Work to be completed :: Repeat exactly the lines from the start of the entries below through the line containing "fig.savefig('out.png', dpi=100)". Omit the rest.

Records provided ::
○ ○ ○ ○ ○
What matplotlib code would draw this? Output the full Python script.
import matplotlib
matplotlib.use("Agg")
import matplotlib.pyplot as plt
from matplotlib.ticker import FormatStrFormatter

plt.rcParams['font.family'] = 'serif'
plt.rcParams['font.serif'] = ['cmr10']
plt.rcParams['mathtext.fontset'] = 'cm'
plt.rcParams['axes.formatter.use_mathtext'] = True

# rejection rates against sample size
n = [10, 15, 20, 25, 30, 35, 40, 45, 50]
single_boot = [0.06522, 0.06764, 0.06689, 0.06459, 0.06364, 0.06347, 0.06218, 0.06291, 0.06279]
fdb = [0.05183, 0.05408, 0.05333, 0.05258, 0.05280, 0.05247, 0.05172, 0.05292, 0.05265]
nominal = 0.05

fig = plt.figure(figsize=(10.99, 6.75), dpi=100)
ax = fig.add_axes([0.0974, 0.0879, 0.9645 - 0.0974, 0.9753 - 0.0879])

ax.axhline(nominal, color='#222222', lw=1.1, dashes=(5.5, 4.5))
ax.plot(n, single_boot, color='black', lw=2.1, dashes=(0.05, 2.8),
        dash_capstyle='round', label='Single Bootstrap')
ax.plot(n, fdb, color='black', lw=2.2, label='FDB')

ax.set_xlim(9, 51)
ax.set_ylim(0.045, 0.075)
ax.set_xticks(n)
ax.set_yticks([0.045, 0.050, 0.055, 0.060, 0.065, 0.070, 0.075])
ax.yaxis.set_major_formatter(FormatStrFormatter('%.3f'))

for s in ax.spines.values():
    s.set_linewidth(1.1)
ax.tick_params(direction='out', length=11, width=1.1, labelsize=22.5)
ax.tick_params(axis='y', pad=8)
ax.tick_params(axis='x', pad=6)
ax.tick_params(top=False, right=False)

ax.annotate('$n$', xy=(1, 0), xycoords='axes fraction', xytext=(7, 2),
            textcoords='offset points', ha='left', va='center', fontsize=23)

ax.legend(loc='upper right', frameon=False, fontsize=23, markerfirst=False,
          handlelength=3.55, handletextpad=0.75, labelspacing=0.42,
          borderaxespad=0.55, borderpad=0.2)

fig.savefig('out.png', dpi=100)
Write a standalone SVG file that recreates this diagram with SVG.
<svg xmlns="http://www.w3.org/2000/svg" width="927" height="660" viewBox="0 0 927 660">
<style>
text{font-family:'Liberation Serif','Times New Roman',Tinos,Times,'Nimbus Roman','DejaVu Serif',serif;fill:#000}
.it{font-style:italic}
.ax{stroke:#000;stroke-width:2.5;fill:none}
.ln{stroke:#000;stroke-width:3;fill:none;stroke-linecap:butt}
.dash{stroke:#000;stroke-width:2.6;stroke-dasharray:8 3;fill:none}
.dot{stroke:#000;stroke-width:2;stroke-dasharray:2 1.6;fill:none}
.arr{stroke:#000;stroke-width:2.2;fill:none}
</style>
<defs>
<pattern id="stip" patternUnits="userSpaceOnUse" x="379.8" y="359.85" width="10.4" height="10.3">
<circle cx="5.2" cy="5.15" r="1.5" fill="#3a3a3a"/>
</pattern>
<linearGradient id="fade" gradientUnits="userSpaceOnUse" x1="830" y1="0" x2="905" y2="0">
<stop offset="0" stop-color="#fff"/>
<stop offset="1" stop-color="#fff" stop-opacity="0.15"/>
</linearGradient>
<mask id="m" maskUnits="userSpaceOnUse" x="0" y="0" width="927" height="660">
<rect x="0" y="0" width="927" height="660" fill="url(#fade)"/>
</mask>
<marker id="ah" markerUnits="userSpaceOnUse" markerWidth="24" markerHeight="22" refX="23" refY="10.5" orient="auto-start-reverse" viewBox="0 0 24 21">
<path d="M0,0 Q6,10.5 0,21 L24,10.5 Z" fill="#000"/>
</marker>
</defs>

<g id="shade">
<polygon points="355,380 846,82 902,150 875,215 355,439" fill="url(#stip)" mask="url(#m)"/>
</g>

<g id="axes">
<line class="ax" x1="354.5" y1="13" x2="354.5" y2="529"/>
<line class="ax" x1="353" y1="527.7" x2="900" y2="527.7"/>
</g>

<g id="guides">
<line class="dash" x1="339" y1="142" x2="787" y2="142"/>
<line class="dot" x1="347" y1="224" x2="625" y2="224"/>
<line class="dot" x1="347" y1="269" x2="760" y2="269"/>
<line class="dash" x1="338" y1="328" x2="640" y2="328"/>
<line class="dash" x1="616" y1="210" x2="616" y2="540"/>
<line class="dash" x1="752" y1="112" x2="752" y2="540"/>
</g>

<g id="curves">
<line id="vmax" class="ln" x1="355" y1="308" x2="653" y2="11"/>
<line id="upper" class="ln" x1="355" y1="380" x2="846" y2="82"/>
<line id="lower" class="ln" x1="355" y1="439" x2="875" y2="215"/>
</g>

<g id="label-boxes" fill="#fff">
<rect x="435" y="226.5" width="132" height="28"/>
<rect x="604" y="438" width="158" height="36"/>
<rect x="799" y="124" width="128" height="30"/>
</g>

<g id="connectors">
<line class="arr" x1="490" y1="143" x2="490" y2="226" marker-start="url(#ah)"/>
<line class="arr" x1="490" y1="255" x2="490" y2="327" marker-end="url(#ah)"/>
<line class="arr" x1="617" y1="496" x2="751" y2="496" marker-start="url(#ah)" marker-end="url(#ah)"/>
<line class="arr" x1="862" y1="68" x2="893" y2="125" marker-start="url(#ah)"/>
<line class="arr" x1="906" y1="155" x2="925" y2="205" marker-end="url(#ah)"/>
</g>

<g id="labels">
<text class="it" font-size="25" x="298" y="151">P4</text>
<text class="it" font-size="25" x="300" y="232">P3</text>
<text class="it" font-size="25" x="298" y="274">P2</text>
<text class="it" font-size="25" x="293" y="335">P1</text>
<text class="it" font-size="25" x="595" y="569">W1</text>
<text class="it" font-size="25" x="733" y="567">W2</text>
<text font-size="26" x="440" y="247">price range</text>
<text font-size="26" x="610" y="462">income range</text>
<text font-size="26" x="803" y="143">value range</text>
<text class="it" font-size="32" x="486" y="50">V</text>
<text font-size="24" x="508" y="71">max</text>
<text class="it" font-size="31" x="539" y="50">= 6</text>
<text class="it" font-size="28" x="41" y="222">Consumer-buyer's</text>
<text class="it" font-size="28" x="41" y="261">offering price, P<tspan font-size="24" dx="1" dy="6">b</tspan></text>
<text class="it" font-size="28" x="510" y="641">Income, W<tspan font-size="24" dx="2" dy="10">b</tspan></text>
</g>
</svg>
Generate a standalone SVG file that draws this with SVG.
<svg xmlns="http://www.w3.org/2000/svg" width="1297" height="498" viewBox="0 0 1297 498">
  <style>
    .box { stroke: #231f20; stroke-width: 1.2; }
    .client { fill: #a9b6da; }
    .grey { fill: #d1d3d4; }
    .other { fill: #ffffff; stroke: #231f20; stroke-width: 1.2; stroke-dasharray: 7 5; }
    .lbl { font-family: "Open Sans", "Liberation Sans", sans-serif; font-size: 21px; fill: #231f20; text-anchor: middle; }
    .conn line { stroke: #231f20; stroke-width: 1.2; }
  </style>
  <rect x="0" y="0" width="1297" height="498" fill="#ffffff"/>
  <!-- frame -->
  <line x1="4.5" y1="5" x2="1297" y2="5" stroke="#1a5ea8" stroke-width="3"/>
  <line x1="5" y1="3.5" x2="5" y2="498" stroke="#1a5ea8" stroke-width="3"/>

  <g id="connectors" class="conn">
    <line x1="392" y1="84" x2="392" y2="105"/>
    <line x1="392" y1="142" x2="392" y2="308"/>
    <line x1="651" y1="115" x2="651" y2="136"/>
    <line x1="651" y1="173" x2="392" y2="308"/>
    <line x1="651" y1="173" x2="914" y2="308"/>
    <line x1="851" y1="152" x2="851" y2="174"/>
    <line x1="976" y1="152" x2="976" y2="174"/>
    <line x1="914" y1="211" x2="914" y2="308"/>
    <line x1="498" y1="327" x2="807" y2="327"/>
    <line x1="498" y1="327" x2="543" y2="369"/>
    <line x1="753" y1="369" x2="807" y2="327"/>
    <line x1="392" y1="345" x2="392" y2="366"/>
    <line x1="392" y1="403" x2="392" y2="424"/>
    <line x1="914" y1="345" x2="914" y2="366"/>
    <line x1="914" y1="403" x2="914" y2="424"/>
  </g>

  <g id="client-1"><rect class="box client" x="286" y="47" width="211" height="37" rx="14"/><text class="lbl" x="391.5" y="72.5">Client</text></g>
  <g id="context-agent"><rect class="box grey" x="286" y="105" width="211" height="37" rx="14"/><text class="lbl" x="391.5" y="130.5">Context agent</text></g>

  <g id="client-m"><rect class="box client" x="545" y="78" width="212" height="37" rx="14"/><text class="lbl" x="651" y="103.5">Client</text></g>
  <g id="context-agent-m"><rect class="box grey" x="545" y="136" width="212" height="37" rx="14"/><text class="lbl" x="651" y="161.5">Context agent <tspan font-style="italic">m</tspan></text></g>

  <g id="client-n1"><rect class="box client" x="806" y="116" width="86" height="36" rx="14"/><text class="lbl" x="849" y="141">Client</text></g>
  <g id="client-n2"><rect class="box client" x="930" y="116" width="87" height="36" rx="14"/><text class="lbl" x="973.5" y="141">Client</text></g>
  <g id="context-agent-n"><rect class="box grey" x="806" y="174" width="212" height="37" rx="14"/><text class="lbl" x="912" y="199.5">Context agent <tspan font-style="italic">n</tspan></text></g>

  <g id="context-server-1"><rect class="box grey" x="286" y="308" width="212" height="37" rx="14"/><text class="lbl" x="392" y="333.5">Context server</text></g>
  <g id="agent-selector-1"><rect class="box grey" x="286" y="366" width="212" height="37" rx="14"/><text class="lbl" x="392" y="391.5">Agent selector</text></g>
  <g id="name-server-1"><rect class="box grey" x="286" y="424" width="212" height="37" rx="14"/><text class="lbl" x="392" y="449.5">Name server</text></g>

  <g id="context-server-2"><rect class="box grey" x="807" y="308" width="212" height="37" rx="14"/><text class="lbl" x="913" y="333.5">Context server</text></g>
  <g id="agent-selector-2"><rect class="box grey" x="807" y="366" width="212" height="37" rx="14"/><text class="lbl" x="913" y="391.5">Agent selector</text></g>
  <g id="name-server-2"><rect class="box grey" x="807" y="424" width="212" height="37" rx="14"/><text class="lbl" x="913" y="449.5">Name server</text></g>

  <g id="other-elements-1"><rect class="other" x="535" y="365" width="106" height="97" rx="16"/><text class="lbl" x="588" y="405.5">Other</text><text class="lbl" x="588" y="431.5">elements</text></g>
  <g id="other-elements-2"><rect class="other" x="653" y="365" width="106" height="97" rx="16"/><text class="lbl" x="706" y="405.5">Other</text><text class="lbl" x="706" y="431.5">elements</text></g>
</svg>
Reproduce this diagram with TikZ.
○ ○ ○ ○ ○
Result of the task ::
What matplotlib code would draw this? Output the full Python script.
import matplotlib
matplotlib.use("Agg")
import matplotlib.pyplot as plt
from matplotlib.ticker import FormatStrFormatter

plt.rcParams['font.family'] = 'serif'
plt.rcParams['font.serif'] = ['cmr10']
plt.rcParams['mathtext.fontset'] = 'cm'
plt.rcParams['axes.formatter.use_mathtext'] = True

# rejection rates against sample size
n = [10, 15, 20, 25, 30, 35, 40, 45, 50]
single_boot = [0.06522, 0.06764, 0.06689, 0.06459, 0.06364, 0.06347, 0.06218, 0.06291, 0.06279]
fdb = [0.05183, 0.05408, 0.05333, 0.05258, 0.05280, 0.05247, 0.05172, 0.05292, 0.05265]
nominal = 0.05

fig = plt.figure(figsize=(10.99, 6.75), dpi=100)
ax = fig.add_axes([0.0974, 0.0879, 0.9645 - 0.0974, 0.9753 - 0.0879])

ax.axhline(nominal, color='#222222', lw=1.1, dashes=(5.5, 4.5))
ax.plot(n, single_boot, color='black', lw=2.1, dashes=(0.05, 2.8),
        dash_capstyle='round', label='Single Bootstrap')
ax.plot(n, fdb, color='black', lw=2.2, label='FDB')

ax.set_xlim(9, 51)
ax.set_ylim(0.045, 0.075)
ax.set_xticks(n)
ax.set_yticks([0.045, 0.050, 0.055, 0.060, 0.065, 0.070, 0.075])
ax.yaxis.set_major_formatter(FormatStrFormatter('%.3f'))

for s in ax.spines.values():
    s.set_linewidth(1.1)
ax.tick_params(direction='out', length=11, width=1.1, labelsize=22.5)
ax.tick_params(axis='y', pad=8)
ax.tick_params(axis='x', pad=6)
ax.tick_params(top=False, right=False)

ax.annotate('$n$', xy=(1, 0), xycoords='axes fraction', xytext=(7, 2),
            textcoords='offset points', ha='left', va='center', fontsize=23)

ax.legend(loc='upper right', frameon=False, fontsize=23, markerfirst=False,
          handlelength=3.55, handletextpad=0.75, labelspacing=0.42,
          borderaxespad=0.55, borderpad=0.2)

fig.savefig('out.png', dpi=100)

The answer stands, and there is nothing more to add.